In Windows, include double-quotation marks around the argument to protect the special characters, such as the asterisk (*). On UNIX, use single-quotation marks. This is only required when you run the indexing job from a command line. Quotation marks are not necessary within a command file (the -cmdfile option).
-prefixmap path_and_filename
Specifies a control file (simple ASCII text) that maps file system paths to web aliases.
In conjunction with the -abspath option, this option is typically used to create a URL field that is the web equivalent of a file system path. File system indexing is faster than web crawling over the network.

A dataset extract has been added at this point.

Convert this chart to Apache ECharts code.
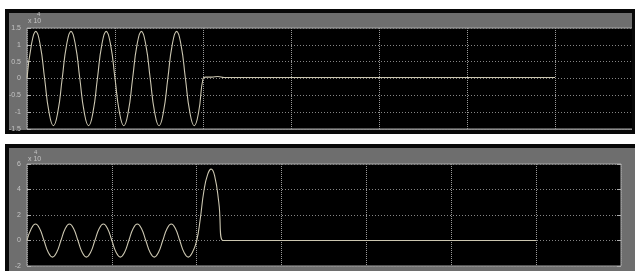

If you use the -prefixmap option to replace the file system path with the web URL, relative hyperlinks in the HTML pages are kept intact when returned in Verity search results.
The following is the format for the control file:
src_field src_prefix dest_field dest_prefix
If you use backslashes, you must double them so that they are properly escaped; for example:
C:\\test\\docs\\path
For example, to map the filepath /usr/pub/docs to http://web/~verity, use the following:
vdkvgwkey /usr/pub URL http://web/~verity
-processbif 'command_string !*'
Specifies a command string in which you can call a program or script that operates on BIFs generated by Verity Spider.

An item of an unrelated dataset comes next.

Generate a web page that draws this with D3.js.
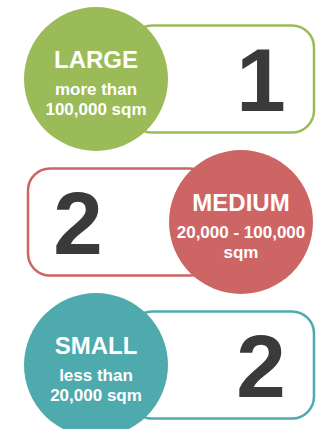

Due to the use of special characters, which represent the bulk insert file (BIF), you must run Verity Spider with a command file using the -cmdfile option.
For example, if you want to use a script called fix_bif to add customized information to BIF files, use the following command:
vspider -cmdfile filename
Where filename is the text-only command file that contains the following (along with any other necessary options):
-processbif 'fix_bif !*'
Your command file will include other options as well.
Specifies the use of regular expressions rather than the default wildcard expressions for the following options: -exclude, -indexclude, -include, -indinclude, -skip, -indskip, -preferred, and -nofollow.
Wildcard expressions allow the use of the asterisk (*) for text strings, and the question mark (?) for single characters, as the following table shows:
Wildcard expression |
Text string |
---|---|
a*t |
although, attitude, audit |
a?t |
ant, art |
file?.htm |
files.htm, file1.htm, filer.htm |
name?.* |
names.txt, named.blank, names.ext |
Regular expressions allow for more powerful and flexible matching of alphanumeric strings; for example, to match "ab11" or "ab34" but not "abcd" or "ab11cd," you could use the following regular expression:
^ab[0-9][0-9]$
The full extent to which regular expressions can be employed is beyond the scope of this description. For more information on regular expressions, refer to a book devoted to the subject.
-submitsize num_documents
Specifies the number of documents submitted for indexing at one time. The default value is 128. The upper limit is 64,000.
If a halt occurs during indexing, the chunk of documents specified by the -submitsize option is lost because there is no transactional rollback for indexing and the documents are no longer in the queue for indexing. When you rerun the indexing task, Verity Spider can only continue with URLs and documents that are enqueued.
-temp path
Specifies the directory for temporary files (disk cache). By default, the temp directory is under the job directory (optionally specified with the -jobpath option).
If you do not specify a value for this option, Verity Spider creates a /spider/temp directory within the collection. For multiple-collection tasks, the first collection specified is used.
-jobpath, for specifying the location of all indexing job directories and files, one of which is the temp directory.